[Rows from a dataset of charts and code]
***

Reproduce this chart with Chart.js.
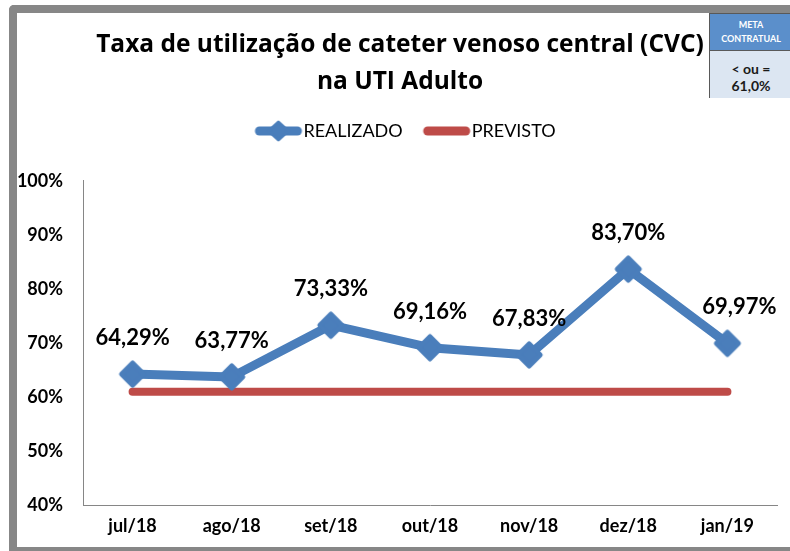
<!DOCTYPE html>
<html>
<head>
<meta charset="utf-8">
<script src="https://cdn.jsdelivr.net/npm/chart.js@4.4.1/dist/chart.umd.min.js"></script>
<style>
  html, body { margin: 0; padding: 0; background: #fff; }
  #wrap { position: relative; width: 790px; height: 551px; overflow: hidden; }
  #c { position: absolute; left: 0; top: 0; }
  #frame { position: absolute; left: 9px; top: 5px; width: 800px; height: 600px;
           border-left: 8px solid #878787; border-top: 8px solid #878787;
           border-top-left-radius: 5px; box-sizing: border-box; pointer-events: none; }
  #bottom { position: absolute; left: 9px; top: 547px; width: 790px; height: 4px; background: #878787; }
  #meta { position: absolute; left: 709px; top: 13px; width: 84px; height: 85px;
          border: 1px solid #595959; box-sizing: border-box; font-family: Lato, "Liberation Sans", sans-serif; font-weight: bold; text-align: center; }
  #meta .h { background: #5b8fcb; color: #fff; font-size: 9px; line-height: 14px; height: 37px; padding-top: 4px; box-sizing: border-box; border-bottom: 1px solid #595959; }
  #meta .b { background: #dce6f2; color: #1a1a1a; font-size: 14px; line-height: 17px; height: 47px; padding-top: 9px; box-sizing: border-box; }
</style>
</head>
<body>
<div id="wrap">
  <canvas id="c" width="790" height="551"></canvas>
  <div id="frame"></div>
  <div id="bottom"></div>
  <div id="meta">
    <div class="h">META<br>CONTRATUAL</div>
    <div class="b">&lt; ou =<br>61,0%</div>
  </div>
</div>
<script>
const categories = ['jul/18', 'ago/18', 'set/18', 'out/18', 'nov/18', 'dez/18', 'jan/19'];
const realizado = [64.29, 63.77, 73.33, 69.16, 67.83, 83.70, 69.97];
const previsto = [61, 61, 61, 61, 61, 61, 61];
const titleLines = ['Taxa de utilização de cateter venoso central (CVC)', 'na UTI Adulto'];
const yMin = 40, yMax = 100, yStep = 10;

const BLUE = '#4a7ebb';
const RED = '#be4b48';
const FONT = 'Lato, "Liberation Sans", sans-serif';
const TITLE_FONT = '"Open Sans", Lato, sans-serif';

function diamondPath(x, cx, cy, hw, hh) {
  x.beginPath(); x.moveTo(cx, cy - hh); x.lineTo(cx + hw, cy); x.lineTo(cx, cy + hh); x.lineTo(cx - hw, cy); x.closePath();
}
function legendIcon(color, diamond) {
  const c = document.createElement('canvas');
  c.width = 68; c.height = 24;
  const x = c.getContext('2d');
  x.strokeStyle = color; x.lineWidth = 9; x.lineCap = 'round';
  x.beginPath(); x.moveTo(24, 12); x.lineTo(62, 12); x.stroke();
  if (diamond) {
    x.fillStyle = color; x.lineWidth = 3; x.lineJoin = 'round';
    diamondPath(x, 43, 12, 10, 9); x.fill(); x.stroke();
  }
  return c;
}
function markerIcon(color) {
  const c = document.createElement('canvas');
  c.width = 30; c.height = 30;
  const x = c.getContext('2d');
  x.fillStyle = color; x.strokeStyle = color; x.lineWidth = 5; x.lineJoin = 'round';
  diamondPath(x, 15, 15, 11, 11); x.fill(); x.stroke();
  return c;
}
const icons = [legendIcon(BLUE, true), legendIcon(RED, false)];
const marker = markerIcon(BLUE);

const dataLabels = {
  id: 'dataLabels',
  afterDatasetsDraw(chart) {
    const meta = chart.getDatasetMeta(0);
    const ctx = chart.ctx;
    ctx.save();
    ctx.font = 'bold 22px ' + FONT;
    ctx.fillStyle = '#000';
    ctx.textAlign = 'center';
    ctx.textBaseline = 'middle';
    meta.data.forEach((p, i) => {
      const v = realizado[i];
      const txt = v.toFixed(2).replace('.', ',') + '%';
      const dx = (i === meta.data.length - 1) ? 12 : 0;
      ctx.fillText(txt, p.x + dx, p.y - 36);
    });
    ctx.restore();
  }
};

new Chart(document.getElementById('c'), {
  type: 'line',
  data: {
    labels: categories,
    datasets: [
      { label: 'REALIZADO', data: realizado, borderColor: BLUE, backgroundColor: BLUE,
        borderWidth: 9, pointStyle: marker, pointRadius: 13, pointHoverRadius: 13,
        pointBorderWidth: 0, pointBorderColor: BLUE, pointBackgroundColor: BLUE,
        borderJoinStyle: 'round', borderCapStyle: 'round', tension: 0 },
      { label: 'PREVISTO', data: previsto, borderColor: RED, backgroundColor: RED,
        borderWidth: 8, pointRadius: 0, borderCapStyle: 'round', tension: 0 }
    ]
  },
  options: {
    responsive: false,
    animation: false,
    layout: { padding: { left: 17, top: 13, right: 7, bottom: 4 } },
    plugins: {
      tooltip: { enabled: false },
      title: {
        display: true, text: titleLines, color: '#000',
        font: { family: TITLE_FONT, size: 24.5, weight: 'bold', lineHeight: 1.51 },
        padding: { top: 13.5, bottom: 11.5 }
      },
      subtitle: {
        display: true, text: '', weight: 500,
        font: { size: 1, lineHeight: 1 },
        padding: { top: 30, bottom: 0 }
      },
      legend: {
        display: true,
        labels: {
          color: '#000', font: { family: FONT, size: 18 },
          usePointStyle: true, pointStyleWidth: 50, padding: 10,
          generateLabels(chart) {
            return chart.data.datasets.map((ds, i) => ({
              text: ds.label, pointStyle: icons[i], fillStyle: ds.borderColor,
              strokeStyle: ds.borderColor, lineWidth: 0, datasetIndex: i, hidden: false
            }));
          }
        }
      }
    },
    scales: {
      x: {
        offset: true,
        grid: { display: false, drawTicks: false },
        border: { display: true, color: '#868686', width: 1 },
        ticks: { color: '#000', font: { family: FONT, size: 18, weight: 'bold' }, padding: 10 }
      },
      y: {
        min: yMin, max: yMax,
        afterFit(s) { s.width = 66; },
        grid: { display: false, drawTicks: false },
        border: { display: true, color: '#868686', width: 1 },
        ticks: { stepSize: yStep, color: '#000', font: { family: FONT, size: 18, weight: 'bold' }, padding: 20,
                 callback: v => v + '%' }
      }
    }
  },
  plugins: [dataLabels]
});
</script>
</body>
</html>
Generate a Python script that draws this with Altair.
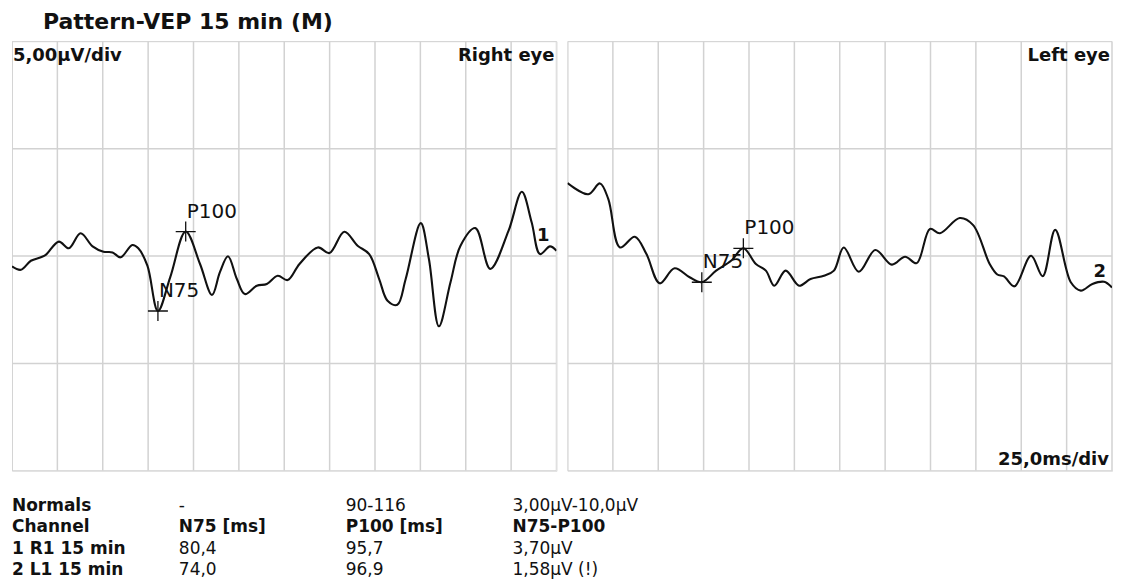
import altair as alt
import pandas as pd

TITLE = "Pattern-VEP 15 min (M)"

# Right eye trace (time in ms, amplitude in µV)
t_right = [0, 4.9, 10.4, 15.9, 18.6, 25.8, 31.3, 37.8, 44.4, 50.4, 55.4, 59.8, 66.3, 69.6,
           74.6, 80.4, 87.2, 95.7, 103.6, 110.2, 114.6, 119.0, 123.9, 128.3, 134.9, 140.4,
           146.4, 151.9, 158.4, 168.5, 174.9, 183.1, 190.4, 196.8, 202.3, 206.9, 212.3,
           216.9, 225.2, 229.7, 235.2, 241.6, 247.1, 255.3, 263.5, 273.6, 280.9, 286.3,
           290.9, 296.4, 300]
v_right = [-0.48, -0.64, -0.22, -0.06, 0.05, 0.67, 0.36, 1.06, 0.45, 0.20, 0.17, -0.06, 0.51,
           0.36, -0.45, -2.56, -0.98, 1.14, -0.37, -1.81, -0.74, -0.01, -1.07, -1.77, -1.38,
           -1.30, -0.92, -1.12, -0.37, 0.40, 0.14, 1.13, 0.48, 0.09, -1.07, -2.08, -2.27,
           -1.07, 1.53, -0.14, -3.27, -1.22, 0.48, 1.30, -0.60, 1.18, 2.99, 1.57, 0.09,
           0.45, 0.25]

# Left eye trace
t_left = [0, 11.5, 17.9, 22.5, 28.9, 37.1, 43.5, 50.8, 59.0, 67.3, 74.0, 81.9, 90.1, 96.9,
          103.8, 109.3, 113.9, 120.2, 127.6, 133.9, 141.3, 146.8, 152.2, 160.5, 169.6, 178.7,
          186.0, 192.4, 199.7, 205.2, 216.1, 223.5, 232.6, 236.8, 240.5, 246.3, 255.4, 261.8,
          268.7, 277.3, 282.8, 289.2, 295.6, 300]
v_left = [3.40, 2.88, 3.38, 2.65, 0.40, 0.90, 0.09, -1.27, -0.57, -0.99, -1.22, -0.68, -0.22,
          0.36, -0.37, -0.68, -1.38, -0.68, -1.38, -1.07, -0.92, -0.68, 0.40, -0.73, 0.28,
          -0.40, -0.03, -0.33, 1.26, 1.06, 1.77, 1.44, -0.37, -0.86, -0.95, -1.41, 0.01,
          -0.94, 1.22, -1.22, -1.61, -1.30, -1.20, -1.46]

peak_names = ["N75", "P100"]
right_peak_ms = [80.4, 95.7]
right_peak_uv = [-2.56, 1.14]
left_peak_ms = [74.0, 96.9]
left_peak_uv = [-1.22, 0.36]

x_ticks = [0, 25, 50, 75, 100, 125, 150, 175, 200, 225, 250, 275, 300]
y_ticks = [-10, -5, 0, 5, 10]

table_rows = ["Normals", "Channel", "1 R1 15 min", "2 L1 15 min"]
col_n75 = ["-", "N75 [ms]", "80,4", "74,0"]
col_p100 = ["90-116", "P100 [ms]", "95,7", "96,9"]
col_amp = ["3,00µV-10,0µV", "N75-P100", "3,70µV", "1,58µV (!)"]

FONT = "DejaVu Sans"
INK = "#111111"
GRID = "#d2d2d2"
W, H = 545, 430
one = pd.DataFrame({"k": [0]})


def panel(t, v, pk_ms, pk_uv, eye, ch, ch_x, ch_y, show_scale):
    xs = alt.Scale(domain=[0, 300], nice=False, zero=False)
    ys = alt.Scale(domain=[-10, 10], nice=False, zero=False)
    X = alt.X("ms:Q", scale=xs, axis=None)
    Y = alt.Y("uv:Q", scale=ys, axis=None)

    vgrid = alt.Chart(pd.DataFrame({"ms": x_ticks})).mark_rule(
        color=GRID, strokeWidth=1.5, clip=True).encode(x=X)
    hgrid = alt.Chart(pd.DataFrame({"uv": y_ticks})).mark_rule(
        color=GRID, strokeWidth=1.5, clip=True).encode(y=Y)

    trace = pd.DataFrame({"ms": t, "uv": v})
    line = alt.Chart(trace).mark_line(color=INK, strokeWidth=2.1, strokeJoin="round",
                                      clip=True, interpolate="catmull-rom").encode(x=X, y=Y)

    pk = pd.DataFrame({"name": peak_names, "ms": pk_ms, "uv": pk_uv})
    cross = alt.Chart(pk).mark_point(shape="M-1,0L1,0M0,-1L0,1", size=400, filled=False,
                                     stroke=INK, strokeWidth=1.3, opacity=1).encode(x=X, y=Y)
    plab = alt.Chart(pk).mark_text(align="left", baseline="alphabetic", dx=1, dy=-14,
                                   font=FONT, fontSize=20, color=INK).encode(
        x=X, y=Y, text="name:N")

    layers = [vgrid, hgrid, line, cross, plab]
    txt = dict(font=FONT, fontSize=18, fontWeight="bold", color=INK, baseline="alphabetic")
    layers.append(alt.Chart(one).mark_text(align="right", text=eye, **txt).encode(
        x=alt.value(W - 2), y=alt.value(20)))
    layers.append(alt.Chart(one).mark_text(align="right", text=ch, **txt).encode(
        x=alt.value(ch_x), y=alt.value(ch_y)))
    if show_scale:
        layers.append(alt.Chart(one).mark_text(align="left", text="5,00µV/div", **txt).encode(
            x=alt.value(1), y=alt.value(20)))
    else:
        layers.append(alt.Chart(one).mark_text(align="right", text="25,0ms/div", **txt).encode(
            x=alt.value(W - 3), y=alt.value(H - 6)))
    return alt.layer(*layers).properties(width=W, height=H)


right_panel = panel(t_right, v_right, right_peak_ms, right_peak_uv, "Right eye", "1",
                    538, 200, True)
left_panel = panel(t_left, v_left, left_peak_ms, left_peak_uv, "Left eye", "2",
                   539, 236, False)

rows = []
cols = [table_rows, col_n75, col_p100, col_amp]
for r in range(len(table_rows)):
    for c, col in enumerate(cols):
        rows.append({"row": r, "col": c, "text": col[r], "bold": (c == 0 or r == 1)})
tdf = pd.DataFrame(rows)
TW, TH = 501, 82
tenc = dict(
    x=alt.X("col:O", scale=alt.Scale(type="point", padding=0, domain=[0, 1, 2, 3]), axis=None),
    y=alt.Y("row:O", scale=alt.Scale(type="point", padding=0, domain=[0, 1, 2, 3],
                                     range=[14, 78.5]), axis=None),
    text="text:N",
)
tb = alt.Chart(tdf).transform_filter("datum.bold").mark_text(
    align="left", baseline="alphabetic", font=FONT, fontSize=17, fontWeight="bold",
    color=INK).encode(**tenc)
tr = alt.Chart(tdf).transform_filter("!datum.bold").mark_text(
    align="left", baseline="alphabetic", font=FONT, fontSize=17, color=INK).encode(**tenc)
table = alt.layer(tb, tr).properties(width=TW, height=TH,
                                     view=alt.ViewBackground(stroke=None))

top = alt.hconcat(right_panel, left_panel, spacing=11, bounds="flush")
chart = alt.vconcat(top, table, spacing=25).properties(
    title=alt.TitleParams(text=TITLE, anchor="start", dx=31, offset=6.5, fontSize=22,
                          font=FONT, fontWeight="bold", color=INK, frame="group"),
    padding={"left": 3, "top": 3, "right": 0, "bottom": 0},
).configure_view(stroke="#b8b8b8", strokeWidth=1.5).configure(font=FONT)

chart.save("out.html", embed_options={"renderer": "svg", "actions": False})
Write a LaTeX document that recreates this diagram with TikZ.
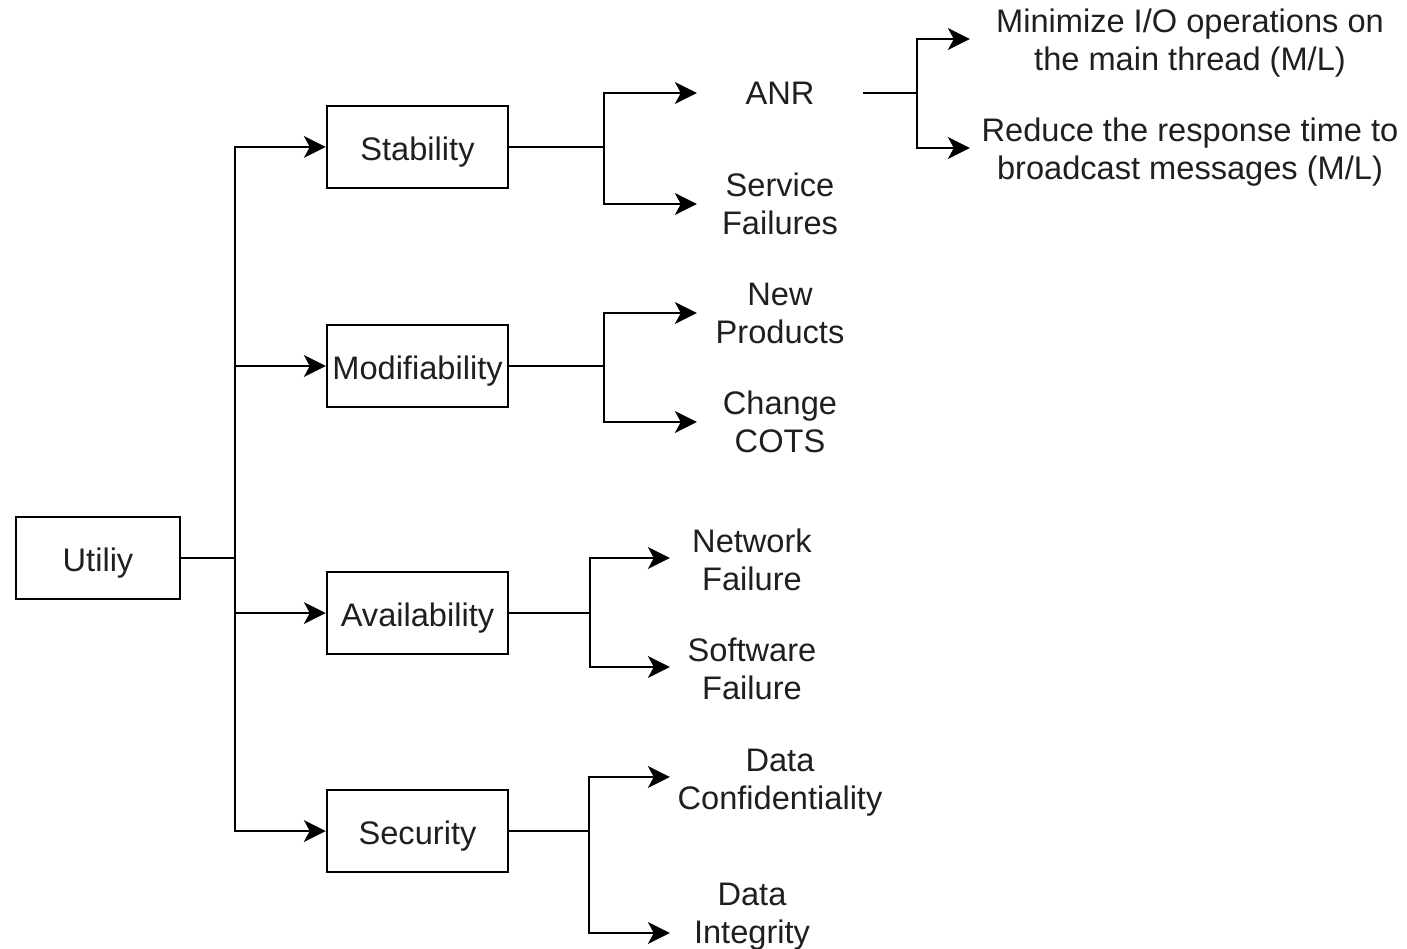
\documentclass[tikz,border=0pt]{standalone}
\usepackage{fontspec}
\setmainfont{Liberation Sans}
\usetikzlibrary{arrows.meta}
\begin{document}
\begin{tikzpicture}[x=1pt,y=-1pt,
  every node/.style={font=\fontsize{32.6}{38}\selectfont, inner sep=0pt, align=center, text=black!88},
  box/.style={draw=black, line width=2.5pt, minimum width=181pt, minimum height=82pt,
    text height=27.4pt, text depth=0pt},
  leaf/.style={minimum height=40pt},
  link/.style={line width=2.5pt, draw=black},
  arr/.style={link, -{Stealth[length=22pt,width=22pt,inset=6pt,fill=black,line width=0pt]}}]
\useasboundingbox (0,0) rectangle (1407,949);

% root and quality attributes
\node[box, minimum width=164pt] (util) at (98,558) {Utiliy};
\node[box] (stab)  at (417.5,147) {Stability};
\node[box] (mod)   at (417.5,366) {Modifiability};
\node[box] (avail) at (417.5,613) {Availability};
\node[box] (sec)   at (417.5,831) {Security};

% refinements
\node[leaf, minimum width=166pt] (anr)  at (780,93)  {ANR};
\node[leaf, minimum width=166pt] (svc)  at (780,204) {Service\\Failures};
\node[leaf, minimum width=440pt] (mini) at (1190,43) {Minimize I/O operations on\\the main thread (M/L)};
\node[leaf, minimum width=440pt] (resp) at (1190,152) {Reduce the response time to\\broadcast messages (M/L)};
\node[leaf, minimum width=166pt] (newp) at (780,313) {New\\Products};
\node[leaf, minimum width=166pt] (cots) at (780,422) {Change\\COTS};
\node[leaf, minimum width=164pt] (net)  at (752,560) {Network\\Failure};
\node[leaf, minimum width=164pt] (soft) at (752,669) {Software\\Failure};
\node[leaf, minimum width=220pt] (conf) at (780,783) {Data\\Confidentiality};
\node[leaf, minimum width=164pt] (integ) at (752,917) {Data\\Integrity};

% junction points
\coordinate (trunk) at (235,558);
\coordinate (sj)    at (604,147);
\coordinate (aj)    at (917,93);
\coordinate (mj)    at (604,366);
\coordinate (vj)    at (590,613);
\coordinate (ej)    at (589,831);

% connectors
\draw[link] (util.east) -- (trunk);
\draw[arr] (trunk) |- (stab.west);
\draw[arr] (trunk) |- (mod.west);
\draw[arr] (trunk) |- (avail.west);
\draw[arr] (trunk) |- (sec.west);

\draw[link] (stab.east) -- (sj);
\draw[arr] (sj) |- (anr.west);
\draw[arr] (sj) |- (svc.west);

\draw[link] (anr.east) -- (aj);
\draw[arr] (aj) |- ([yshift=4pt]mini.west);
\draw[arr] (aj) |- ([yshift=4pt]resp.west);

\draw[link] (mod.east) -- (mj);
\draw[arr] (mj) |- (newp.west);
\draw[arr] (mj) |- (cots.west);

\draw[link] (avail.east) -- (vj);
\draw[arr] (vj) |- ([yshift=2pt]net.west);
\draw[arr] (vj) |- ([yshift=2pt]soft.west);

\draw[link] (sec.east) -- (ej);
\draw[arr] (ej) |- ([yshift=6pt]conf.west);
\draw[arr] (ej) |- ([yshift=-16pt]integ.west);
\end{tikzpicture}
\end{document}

***

# WORK INSTRUCTIONS
Pictures are excluded. Repeat exactly the lines from the one containing "Generate a Python" to the one containing "left_peak_uv = [-1.22, 0.36]", inclusive.

# WRITTEN REPLY
Generate a Python script that draws this with Altair.
import altair as alt
import pandas as pd

TITLE = "Pattern-VEP 15 min (M)"

# Right eye trace (time in ms, amplitude in µV)
t_right = [0, 4.9, 10.4, 15.9, 18.6, 25.8, 31.3, 37.8, 44.4, 50.4, 55.4, 59.8, 66.3, 69.6,
           74.6, 80.4, 87.2, 95.7, 103.6, 110.2, 114.6, 119.0, 123.9, 128.3, 134.9, 140.4,
           146.4, 151.9, 158.4, 168.5, 174.9, 183.1, 190.4, 196.8, 202.3, 206.9, 212.3,
           216.9, 225.2, 229.7, 235.2, 241.6, 247.1, 255.3, 263.5, 273.6, 280.9, 286.3,
           290.9, 296.4, 300]
v_right = [-0.48, -0.64, -0.22, -0.06, 0.05, 0.67, 0.36, 1.06, 0.45, 0.20, 0.17, -0.06, 0.51,
           0.36, -0.45, -2.56, -0.98, 1.14, -0.37, -1.81, -0.74, -0.01, -1.07, -1.77, -1.38,
           -1.30, -0.92, -1.12, -0.37, 0.40, 0.14, 1.13, 0.48, 0.09, -1.07, -2.08, -2.27,
           -1.07, 1.53, -0.14, -3.27, -1.22, 0.48, 1.30, -0.60, 1.18, 2.99, 1.57, 0.09,
           0.45, 0.25]

# Left eye trace
t_left = [0, 11.5, 17.9, 22.5, 28.9, 37.1, 43.5, 50.8, 59.0, 67.3, 74.0, 81.9, 90.1, 96.9,
          103.8, 109.3, 113.9, 120.2, 127.6, 133.9, 141.3, 146.8, 152.2, 160.5, 169.6, 178.7,
          186.0, 192.4, 199.7, 205.2, 216.1, 223.5, 232.6, 236.8, 240.5, 246.3, 255.4, 261.8,
          268.7, 277.3, 282.8, 289.2, 295.6, 300]
v_left = [3.40, 2.88, 3.38, 2.65, 0.40, 0.90, 0.09, -1.27, -0.57, -0.99, -1.22, -0.68, -0.22,
          0.36, -0.37, -0.68, -1.38, -0.68, -1.38, -1.07, -0.92, -0.68, 0.40, -0.73, 0.28,
          -0.40, -0.03, -0.33, 1.26, 1.06, 1.77, 1.44, -0.37, -0.86, -0.95, -1.41, 0.01,
          -0.94, 1.22, -1.22, -1.61, -1.30, -1.20, -1.46]

peak_names = ["N75", "P100"]
right_peak_ms = [80.4, 95.7]
right_peak_uv = [-2.56, 1.14]
left_peak_ms = [74.0, 96.9]
left_peak_uv = [-1.22, 0.36]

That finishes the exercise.